The gamma distribution is infinitely divisible. If $$X$$ has the gamma distribution with shape parameter $$k \in (0, \infty)$$ and scale parameter $$b \in (0, \infty)$$, then for $$n \in \N_+$$, $$X$$ has the same distribution as $$X_1 + X_2 + \cdots + X_n$$ where $$(X_1, X_2, \ldots, X_n)$$ are independent, and $$X_i$$ has the gamma distribution with shape parameter $$k / n$$ and scale parameter $$b$$ for each $$i \in \{1, 2, \ldots, n\}$$

The chi-square distribution is infinitely divisible. If $$X$$ has the chi-square distribution with $$k \in (0, \infty)$$ degrees of freedom, then for $$n \in \N_+$$, $$X$$ has the same distribution as $$X_1 + X_2 + \cdots + X_n$$ where $$(X_1, X_2, \ldots, X_n)$$ are independent, and $$X_i$$ has the chi-square distribution with $$k / n$$ degrees of freedom for each $$i \in \{1, 2, \ldots, n\}$$.
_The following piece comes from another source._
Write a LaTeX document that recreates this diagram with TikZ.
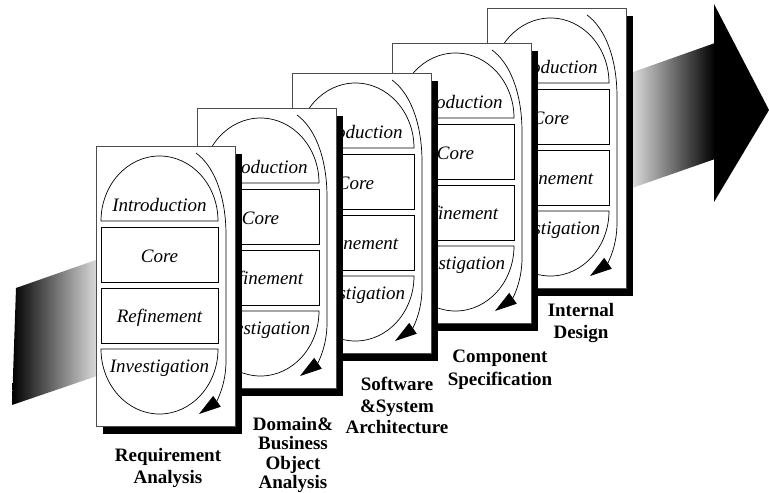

The Poisson distribution distribution is infinitely divisible. If $$X$$ has the Poisson distribution with rate parameter $$\lambda \in (0, \infty)$$, then for $$n \in \N_+$$, $$X$$ has the same distribution as $$X_1 + X_2 + \cdots + X_n$$ where $$(X_1, X_2, \ldots, X_n)$$ are independent, and $$X_i$$ has the Poisson distribution with rate parameter $$\lambda/n$$ for each $$i \in \{1, 2, \ldots, n\}$$.
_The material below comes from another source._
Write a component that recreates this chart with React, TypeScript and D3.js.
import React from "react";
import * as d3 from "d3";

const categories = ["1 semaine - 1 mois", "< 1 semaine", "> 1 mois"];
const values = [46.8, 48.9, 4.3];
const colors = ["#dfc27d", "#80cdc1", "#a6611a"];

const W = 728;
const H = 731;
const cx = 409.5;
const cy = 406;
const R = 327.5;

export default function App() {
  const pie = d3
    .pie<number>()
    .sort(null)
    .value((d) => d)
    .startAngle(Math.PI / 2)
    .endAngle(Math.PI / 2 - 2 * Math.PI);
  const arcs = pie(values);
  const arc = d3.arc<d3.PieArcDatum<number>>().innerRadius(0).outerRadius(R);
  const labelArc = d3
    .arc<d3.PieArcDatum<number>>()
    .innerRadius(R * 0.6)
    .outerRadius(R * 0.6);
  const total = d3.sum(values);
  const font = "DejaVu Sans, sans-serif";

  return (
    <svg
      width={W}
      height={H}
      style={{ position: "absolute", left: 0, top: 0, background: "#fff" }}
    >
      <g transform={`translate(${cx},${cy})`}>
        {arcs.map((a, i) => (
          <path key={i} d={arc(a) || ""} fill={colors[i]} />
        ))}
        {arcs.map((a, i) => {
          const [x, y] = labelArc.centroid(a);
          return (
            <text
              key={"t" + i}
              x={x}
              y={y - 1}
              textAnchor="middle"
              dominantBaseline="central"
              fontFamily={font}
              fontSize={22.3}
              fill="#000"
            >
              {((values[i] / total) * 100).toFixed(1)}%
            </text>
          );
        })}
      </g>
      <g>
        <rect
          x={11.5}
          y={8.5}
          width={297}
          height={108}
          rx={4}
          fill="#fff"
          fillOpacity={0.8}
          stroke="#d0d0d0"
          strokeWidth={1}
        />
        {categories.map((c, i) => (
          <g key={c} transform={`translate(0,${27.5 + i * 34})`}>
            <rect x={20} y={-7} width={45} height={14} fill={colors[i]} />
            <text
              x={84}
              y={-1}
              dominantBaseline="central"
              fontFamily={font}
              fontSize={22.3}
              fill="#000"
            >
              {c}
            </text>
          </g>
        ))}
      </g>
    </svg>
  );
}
The general negative binomial distribution on $$\N$$ is infinitely divisible. If $$X$$ has the negative binomial distribution on $$\N$$ with parameters $$k \in (0, \infty)$$ and $$p \in (0, 1)$$, then for $$n \in \N_+$$, $$X$$ has the same distribution as $$X_1 + X_2 + \cdots + X_n$$ were $$(X_1, X_2, \ldots, X_n)$$ are independent, and $$X_i$$ has the negative binomial distribution on $$\N$$ with parameters $$k / n$$ and $$p$$ for each $$i \in \{1, 2, \ldots, n\}$$.

Since the Poisson distribution and the negative binomial distributions are distributions on $$\N$$, it follows from the result above that these distributions must be compound Poisson. Of course it is completely trivial that the Poisson distribution is compound Poisson, but it's far from obvious that the negative binomial distribution has this property. It turns out that the negative binomial distribution can be obtained by compounding the logarithmic series distribution with the Poisson distribution.

The Wald distribution is infinitely divisible. If $$X$$ has the Wald distribution with shape parameter $$\lambda \in (0, \infty)$$ and mean $$\mu \in (0, \infty)$$, then for $$n \in \N_+$$, $$X$$ has the same distribution as $$X_1 + X_2 + \cdots + X_n$$ where $$(X_1, X_2, \ldots, X_n)$$ are independent, and $$X_i$$ has the Wald distribution with shape parameter $$\lambda / n^2$$ and mean $$\mu / n$$ for each $$i \in \{1, 2, \ldots, n\}$$.